## Information supplied
◆ ◆ ◆ ◆ ◆

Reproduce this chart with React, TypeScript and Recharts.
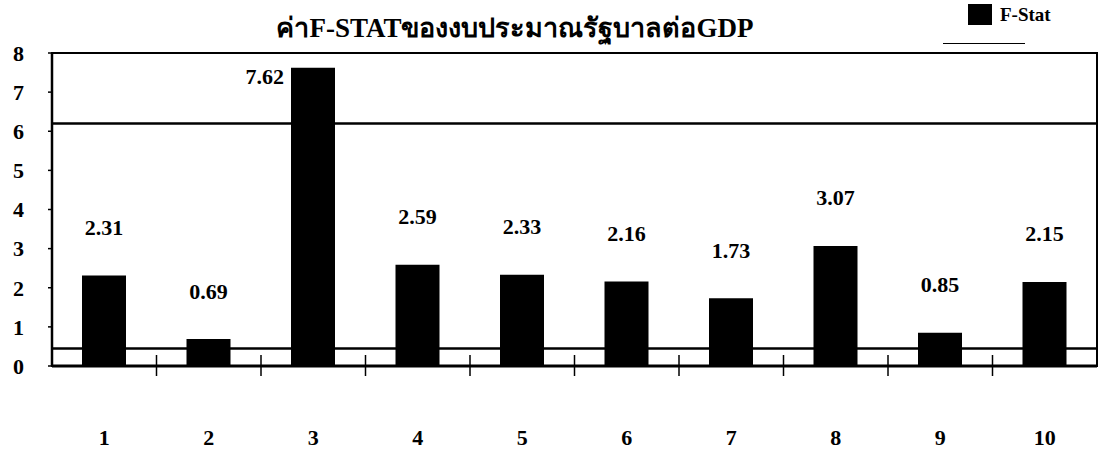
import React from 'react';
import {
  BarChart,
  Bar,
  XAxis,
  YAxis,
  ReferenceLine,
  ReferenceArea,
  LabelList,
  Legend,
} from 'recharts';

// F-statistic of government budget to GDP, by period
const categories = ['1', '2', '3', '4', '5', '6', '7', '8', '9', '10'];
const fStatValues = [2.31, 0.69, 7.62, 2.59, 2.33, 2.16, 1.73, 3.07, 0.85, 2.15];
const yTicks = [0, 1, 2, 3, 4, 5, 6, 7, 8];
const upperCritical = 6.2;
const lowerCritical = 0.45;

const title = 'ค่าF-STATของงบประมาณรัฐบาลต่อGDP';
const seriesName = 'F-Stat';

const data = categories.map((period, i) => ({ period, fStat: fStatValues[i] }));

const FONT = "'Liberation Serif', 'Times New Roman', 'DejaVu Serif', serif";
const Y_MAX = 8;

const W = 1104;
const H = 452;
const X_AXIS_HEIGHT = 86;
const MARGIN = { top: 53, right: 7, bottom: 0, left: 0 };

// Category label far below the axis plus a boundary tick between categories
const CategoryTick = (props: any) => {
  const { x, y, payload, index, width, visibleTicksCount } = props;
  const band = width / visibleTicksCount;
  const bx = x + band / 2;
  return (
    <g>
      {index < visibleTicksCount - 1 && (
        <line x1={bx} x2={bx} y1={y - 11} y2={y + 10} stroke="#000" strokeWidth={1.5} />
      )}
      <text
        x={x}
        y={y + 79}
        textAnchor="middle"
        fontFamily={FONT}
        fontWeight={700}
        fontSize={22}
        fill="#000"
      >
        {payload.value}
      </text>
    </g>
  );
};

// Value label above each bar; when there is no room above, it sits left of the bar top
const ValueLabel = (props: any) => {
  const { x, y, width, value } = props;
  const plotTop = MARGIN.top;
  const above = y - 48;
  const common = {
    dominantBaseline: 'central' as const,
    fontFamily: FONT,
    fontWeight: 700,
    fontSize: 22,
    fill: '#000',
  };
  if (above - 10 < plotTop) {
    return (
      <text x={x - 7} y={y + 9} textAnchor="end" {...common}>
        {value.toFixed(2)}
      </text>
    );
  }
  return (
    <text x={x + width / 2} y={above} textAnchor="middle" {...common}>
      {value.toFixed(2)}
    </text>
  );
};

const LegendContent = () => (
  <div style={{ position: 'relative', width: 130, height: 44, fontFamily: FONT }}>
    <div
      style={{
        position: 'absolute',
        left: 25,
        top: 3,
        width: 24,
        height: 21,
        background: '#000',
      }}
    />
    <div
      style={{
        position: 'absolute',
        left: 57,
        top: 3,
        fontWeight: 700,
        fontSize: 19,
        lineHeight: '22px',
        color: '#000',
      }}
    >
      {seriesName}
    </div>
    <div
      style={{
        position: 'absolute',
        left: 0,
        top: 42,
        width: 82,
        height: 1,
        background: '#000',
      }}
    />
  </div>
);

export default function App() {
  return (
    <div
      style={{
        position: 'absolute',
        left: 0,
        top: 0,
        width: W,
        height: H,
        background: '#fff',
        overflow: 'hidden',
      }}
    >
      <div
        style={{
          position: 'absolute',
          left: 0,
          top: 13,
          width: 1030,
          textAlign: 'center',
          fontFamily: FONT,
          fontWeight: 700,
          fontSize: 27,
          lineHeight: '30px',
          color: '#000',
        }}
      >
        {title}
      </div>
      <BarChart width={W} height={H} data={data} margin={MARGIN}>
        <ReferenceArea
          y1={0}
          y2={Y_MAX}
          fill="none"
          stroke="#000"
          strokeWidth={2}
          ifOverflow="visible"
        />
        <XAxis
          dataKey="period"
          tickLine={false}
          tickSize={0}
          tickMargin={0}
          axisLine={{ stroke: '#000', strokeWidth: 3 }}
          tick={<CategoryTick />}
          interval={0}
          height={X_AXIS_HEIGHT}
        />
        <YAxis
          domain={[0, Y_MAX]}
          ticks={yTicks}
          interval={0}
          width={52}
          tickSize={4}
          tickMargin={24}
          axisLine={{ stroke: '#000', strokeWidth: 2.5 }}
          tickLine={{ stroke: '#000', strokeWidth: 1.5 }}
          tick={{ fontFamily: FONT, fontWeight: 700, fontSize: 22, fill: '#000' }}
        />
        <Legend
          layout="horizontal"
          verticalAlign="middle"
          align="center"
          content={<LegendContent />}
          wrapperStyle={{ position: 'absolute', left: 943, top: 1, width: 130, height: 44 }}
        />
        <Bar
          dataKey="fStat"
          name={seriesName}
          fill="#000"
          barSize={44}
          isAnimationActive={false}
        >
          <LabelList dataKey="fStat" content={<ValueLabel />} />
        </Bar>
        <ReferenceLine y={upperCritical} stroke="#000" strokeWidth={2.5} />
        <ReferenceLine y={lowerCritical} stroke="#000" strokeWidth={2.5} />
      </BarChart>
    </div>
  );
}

◆ ◆ ◆ ◆ ◆

## Stated goal
Copy out every line of the data that includes "React".

## Expected output
Reproduce this chart with React, TypeScript and Recharts.
import React from 'react';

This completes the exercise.